Exercise brief
Retype exactly what runs from the first line of the data to the line with "const ticksY = [0, 20, 40, 60, 80, 100];", keeping both of those lines and skipping pictures.
::::
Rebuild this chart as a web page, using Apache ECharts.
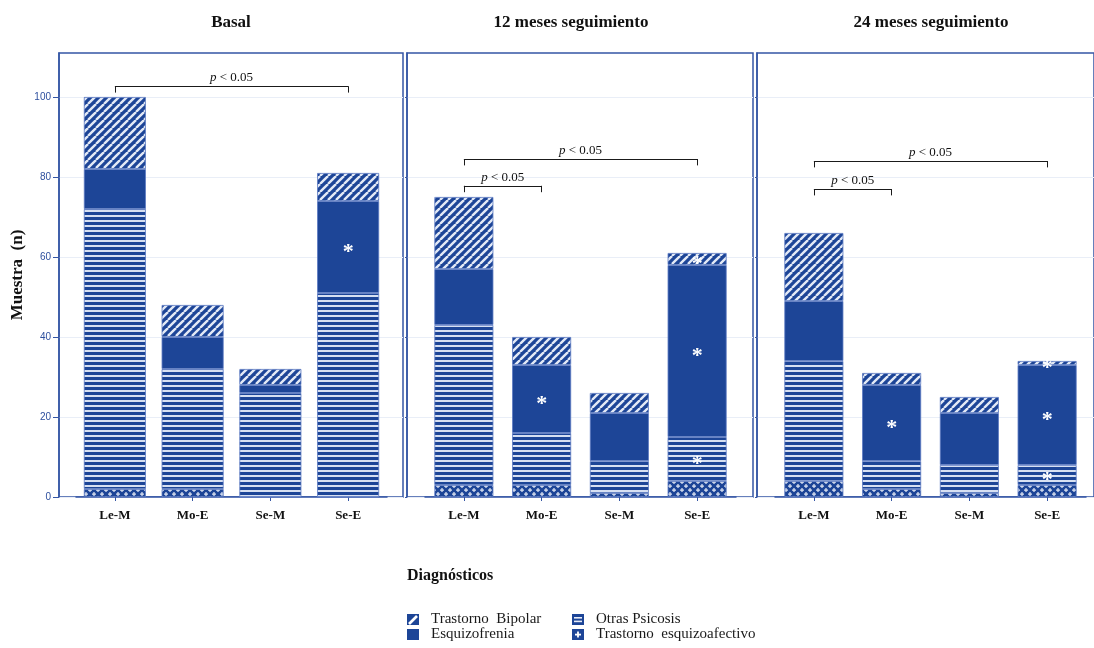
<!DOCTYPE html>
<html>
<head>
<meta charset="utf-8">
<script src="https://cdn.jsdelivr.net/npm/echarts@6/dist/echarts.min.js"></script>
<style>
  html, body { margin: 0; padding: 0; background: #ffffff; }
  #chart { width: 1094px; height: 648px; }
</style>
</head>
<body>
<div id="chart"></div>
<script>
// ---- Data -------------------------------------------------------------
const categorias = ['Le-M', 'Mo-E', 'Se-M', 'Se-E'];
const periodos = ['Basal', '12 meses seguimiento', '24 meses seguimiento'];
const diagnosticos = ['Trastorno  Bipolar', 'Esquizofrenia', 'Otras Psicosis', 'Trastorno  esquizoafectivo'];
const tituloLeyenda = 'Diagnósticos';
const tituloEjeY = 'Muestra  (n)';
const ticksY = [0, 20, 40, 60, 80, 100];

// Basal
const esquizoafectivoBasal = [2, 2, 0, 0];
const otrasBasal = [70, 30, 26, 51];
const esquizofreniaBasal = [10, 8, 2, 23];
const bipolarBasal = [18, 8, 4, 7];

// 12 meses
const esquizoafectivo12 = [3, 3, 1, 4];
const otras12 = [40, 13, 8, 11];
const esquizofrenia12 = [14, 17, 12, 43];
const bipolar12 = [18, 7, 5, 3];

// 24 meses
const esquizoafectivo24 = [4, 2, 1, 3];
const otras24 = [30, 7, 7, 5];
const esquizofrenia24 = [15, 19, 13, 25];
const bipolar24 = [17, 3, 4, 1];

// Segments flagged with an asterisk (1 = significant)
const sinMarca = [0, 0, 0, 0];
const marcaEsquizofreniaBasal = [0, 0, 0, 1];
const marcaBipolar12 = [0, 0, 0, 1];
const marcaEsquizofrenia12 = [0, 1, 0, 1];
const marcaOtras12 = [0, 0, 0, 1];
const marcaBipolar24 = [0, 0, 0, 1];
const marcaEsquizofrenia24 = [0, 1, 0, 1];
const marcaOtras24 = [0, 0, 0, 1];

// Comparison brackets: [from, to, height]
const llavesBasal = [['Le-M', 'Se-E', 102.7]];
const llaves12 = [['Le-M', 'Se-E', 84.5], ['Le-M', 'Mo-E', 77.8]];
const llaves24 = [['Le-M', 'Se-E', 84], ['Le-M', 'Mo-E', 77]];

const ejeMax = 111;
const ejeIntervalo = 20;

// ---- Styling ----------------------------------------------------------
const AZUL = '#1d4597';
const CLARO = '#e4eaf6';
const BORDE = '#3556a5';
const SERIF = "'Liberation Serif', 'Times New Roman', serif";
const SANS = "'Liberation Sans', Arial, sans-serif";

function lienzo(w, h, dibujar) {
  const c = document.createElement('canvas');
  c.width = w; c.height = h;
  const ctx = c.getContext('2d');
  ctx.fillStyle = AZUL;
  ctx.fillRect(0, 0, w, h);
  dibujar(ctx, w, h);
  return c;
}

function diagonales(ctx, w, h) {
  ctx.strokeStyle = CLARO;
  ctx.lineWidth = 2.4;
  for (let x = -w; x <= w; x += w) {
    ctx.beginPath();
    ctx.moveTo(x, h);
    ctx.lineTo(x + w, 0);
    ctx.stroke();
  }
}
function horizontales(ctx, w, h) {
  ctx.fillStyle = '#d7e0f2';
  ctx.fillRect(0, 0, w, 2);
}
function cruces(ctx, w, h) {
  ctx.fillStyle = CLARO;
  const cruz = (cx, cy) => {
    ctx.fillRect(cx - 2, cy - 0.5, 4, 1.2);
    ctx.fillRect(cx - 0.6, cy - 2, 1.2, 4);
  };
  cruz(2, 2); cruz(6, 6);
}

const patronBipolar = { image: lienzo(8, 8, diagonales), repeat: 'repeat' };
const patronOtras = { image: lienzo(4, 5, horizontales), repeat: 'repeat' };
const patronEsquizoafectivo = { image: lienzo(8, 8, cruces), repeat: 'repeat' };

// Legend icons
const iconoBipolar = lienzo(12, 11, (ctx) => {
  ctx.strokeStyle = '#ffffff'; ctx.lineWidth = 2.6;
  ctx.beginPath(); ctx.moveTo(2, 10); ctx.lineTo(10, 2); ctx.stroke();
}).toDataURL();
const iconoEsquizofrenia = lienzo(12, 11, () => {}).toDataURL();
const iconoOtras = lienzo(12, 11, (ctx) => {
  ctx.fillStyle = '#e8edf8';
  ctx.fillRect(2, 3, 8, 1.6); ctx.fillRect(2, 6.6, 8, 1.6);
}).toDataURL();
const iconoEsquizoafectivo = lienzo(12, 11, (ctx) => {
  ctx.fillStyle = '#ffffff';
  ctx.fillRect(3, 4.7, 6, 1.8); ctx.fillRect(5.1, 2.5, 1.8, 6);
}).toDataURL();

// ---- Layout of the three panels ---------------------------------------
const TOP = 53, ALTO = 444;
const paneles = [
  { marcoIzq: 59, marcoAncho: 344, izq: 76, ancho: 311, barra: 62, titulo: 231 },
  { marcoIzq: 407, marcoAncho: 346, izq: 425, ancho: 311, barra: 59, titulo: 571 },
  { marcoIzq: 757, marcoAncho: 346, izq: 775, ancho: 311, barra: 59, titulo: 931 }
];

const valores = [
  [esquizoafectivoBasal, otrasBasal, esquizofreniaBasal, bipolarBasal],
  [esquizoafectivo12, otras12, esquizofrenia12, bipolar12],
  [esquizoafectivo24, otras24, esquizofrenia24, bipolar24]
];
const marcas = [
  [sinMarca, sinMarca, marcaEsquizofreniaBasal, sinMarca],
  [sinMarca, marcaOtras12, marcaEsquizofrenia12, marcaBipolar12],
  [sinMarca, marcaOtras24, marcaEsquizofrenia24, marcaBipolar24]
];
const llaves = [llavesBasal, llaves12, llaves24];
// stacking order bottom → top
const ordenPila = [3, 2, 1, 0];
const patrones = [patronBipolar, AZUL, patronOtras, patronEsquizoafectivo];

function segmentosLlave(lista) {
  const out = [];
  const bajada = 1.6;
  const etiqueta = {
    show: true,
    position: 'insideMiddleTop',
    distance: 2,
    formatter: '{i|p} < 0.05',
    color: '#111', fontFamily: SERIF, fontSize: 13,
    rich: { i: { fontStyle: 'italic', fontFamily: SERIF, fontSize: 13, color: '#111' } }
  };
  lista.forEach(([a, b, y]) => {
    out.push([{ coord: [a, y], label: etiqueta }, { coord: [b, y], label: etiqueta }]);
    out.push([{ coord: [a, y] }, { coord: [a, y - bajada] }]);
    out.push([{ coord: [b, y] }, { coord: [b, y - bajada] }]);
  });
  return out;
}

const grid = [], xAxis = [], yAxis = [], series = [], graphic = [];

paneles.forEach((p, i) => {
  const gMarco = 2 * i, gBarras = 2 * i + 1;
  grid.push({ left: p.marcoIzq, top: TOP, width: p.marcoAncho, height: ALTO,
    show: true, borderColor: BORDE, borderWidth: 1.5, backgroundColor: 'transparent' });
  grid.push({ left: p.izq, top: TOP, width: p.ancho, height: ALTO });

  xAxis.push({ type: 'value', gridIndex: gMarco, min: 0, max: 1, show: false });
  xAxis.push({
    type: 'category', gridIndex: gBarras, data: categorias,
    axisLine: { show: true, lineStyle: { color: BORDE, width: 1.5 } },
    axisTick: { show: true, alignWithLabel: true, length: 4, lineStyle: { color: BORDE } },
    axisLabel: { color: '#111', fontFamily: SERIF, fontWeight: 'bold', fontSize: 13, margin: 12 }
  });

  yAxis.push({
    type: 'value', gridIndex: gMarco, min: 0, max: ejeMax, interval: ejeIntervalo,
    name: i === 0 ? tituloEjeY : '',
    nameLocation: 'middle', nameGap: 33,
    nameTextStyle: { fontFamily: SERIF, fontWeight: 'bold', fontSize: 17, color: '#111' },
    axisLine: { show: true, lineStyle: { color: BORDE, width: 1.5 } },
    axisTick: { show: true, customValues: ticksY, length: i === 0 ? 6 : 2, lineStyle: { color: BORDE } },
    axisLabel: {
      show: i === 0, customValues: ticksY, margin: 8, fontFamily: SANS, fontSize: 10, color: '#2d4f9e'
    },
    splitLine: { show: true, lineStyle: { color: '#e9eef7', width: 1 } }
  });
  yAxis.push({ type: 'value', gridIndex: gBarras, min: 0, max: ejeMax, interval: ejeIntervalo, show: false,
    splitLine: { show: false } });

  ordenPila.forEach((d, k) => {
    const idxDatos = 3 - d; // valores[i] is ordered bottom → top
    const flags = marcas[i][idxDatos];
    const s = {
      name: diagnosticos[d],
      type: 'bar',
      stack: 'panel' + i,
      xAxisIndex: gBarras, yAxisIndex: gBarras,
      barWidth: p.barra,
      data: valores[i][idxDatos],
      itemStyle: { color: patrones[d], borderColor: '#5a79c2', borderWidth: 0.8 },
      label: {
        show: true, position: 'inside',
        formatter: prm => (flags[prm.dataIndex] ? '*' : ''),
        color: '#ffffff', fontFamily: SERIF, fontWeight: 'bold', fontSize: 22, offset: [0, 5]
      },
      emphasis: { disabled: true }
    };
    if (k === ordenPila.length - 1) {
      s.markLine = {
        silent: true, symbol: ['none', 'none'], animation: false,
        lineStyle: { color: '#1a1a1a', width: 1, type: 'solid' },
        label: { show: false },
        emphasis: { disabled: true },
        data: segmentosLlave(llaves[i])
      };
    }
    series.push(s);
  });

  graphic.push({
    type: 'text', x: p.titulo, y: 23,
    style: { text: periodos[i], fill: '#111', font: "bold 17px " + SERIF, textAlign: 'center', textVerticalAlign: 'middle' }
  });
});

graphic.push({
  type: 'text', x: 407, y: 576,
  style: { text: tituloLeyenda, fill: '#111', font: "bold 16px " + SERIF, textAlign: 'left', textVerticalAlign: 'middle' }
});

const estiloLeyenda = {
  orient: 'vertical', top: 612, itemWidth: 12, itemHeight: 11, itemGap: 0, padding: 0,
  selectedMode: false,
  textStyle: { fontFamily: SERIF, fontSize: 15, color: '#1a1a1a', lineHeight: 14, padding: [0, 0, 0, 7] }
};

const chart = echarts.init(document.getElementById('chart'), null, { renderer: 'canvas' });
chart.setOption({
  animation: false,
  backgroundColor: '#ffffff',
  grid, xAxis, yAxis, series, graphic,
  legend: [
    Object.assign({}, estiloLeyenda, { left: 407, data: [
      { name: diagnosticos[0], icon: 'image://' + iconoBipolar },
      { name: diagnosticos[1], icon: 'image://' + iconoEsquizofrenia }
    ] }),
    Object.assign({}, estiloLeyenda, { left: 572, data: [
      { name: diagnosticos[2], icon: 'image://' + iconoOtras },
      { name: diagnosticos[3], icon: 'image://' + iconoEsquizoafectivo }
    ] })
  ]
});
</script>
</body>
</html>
::::
Solution
Rebuild this chart as a web page, using Apache ECharts.
<!DOCTYPE html>
<html>
<head>
<meta charset="utf-8">
<script src="https://cdn.jsdelivr.net/npm/echarts@6/dist/echarts.min.js"></script>
<style>
  html, body { margin: 0; padding: 0; background: #ffffff; }
  #chart { width: 1094px; height: 648px; }
</style>
</head>
<body>
<div id="chart"></div>
<script>
// ---- Data -------------------------------------------------------------
const categorias = ['Le-M', 'Mo-E', 'Se-M', 'Se-E'];
const periodos = ['Basal', '12 meses seguimiento', '24 meses seguimiento'];
const diagnosticos = ['Trastorno  Bipolar', 'Esquizofrenia', 'Otras Psicosis', 'Trastorno  esquizoafectivo'];
const tituloLeyenda = 'Diagnósticos';
const tituloEjeY = 'Muestra  (n)';
const ticksY = [0, 20, 40, 60, 80, 100];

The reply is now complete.